## What the task requires
All of the lines below are to be printed again exactly; images are excluded from the output.

## Stored data
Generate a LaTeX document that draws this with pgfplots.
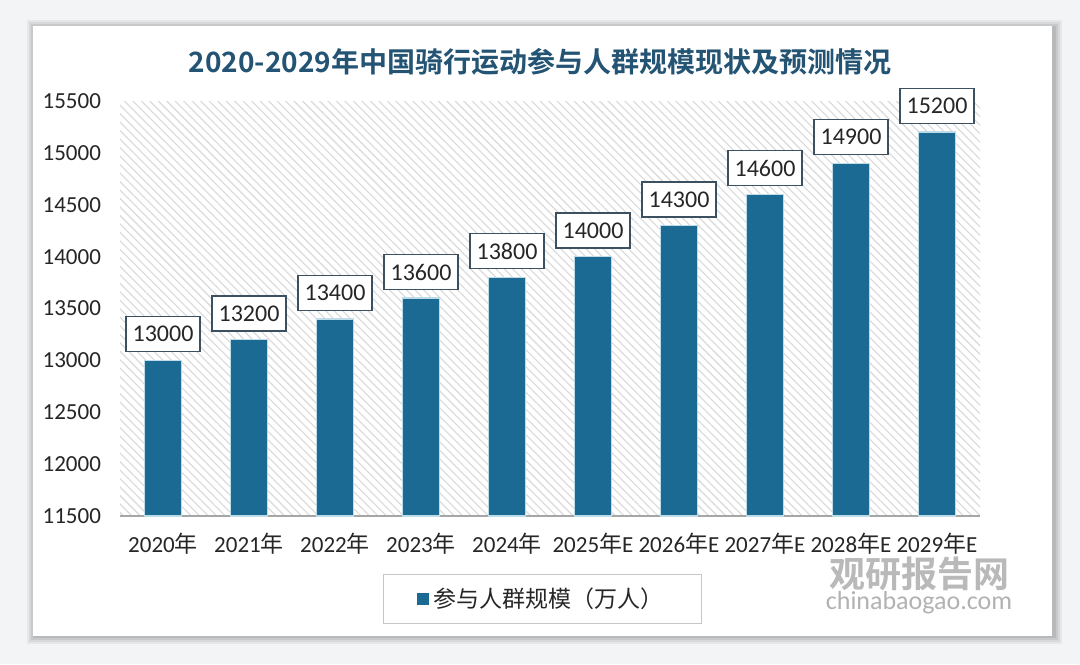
\documentclass[border=0pt]{standalone}
\usepackage{pgfplots}
\pgfplotsset{compat=1.18}
\usepackage{fontspec}
\setmainfont{Carlito}
\newfontfamily\cjk{Noto Sans CJK SC}[BoldFont=Noto Sans CJK SC Bold]
\usetikzlibrary{patterns.meta}
\definecolor{barcol}{RGB}{27,106,147}
\definecolor{titlecol}{RGB}{36,84,116}
\definecolor{bgcol}{RGB}{243,244,246}
\definecolor{boxcol}{RGB}{60,80,95}
\begin{document}
\begin{tikzpicture}
\useasboundingbox (0pt,0pt) rectangle (540pt,332pt);
\fill[bgcol] (0pt,0pt) rectangle (540pt,332pt);
% card shadow
\foreach \s/\o in {4/0.05,3/0.06,2/0.07,1/0.08}{
  \fill[black,opacity=\o] (16.5pt-\s pt+1pt,14pt-\s pt) rectangle (526pt+\s pt+1pt,319pt+\s pt-1pt);
}
\fill[white] (16.5pt,14pt) rectangle (526pt,319pt);
% title
\node[text=titlecol,font=\cjk\bfseries\fontsize{14}{17}\selectfont] at (270pt,301pt) {2020-2029年中国骑行运动参与人群规模现状及预测情况};
% watermark
\node[text=gray!55,font=\cjk\bfseries\fontsize{18}{20}\selectfont] at (459.5pt,45pt) {观研报告网};
\node[text=gray!60,font=\fontsize{13}{14}\selectfont] at (459.5pt,30.5pt) {chinabaogao.com};
\begin{axis}[
  at={(60pt,74pt)}, anchor=south west,
  scale only axis,
  width=430pt, height=207.5pt,
  xmin=-0.5, xmax=9.5,
  ymin=11500, ymax=15500,
  ytick={11500,12000,12500,13000,13500,14000,14500,15000,15500},
  scaled y ticks=false,
  xtick=data,
  xticklabels={{2020{\cjk 年}},{2021{\cjk 年}},{2022{\cjk 年}},{2023{\cjk 年}},{2024{\cjk 年}},{2025{\cjk 年}E},{2026{\cjk 年}E},{2027{\cjk 年}E},{2028{\cjk 年}E},{2029{\cjk 年}E}},
  /pgf/number format/assume math mode=true,
  /pgf/number format/1000 sep={},
  tick label style={font=\fontsize{11.5}{12}\selectfont, text=black!85},
  yticklabel style={xshift=-6pt},
  xticklabel style={yshift=-5pt},
  major tick length=0pt,
  axis x line*=bottom,
  x axis line style={draw=gray!70, line width=0.6pt, -},
  axis y line*=left,
  y axis line style={draw=none},
  axis background/.style={pattern={Lines[angle=-45,distance=3pt,line width=0.55pt]}, pattern color=gray!30},
  ybar, bar width=18.5pt,
  nodes near coords,
  every node near coord/.append style={
    draw=boxcol, line width=0.6pt, fill=white, anchor=south, yshift=4pt,
    minimum width=37pt, minimum height=17.5pt, inner sep=0pt,
    font=\fontsize{12}{12}\selectfont, text=black!85},
  legend style={at={(axis description cs:0.491,-0.2)}, anchor=center,
    draw=gray!45, line width=0.5pt, inner xsep=17pt, inner ysep=4.5pt,
    font=\cjk\fontsize{11.5}{14}\selectfont, text=black!85},
  legend image code/.code={\fill[barcol] (0pt,-2.75pt) rectangle (5.5pt,2.75pt);},
]
\addplot[fill=barcol, draw={rgb,255:red,190;green,220;blue,232}, line width=0.7pt] coordinates {
  (0,13000) (1,13200) (2,13400) (3,13600) (4,13800)
  (5,14000) (6,14300) (7,14600) (8,14900) (9,15200)};
\addlegendentry{参与人群规模（万人）}
\end{axis}
\end{tikzpicture}
\end{document}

## Result
Generate a LaTeX document that draws this with pgfplots.
\documentclass[border=0pt]{standalone}
\usepackage{pgfplots}
\pgfplotsset{compat=1.18}
\usepackage{fontspec}
\setmainfont{Carlito}
\newfontfamily\cjk{Noto Sans CJK SC}[BoldFont=Noto Sans CJK SC Bold]
\usetikzlibrary{patterns.meta}
\definecolor{barcol}{RGB}{27,106,147}
\definecolor{titlecol}{RGB}{36,84,116}
\definecolor{bgcol}{RGB}{243,244,246}
\definecolor{boxcol}{RGB}{60,80,95}
\begin{document}
\begin{tikzpicture}
\useasboundingbox (0pt,0pt) rectangle (540pt,332pt);
\fill[bgcol] (0pt,0pt) rectangle (540pt,332pt);
% card shadow
\foreach \s/\o in {4/0.05,3/0.06,2/0.07,1/0.08}{
  \fill[black,opacity=\o] (16.5pt-\s pt+1pt,14pt-\s pt) rectangle (526pt+\s pt+1pt,319pt+\s pt-1pt);
}
\fill[white] (16.5pt,14pt) rectangle (526pt,319pt);
% title
\node[text=titlecol,font=\cjk\bfseries\fontsize{14}{17}\selectfont] at (270pt,301pt) {2020-2029年中国骑行运动参与人群规模现状及预测情况};
% watermark
\node[text=gray!55,font=\cjk\bfseries\fontsize{18}{20}\selectfont] at (459.5pt,45pt) {观研报告网};
\node[text=gray!60,font=\fontsize{13}{14}\selectfont] at (459.5pt,30.5pt) {chinabaogao.com};
\begin{axis}[
  at={(60pt,74pt)}, anchor=south west,
  scale only axis,
  width=430pt, height=207.5pt,
  xmin=-0.5, xmax=9.5,
  ymin=11500, ymax=15500,
  ytick={11500,12000,12500,13000,13500,14000,14500,15000,15500},
  scaled y ticks=false,
  xtick=data,
  xticklabels={{2020{\cjk 年}},{2021{\cjk 年}},{2022{\cjk 年}},{2023{\cjk 年}},{2024{\cjk 年}},{2025{\cjk 年}E},{2026{\cjk 年}E},{2027{\cjk 年}E},{2028{\cjk 年}E},{2029{\cjk 年}E}},
  /pgf/number format/assume math mode=true,
  /pgf/number format/1000 sep={},
  tick label style={font=\fontsize{11.5}{12}\selectfont, text=black!85},
  yticklabel style={xshift=-6pt},
  xticklabel style={yshift=-5pt},
  major tick length=0pt,
  axis x line*=bottom,
  x axis line style={draw=gray!70, line width=0.6pt, -},
  axis y line*=left,
  y axis line style={draw=none},
  axis background/.style={pattern={Lines[angle=-45,distance=3pt,line width=0.55pt]}, pattern color=gray!30},
  ybar, bar width=18.5pt,
  nodes near coords,
  every node near coord/.append style={
    draw=boxcol, line width=0.6pt, fill=white, anchor=south, yshift=4pt,
    minimum width=37pt, minimum height=17.5pt, inner sep=0pt,
    font=\fontsize{12}{12}\selectfont, text=black!85},
  legend style={at={(axis description cs:0.491,-0.2)}, anchor=center,
    draw=gray!45, line width=0.5pt, inner xsep=17pt, inner ysep=4.5pt,
    font=\cjk\fontsize{11.5}{14}\selectfont, text=black!85},
  legend image code/.code={\fill[barcol] (0pt,-2.75pt) rectangle (5.5pt,2.75pt);},
]
\addplot[fill=barcol, draw={rgb,255:red,190;green,220;blue,232}, line width=0.7pt] coordinates {
  (0,13000) (1,13200) (2,13400) (3,13600) (4,13800)
  (5,14000) (6,14300) (7,14600) (8,14900) (9,15200)};
\addlegendentry{参与人群规模（万人）}
\end{axis}
\end{tikzpicture}
\end{document}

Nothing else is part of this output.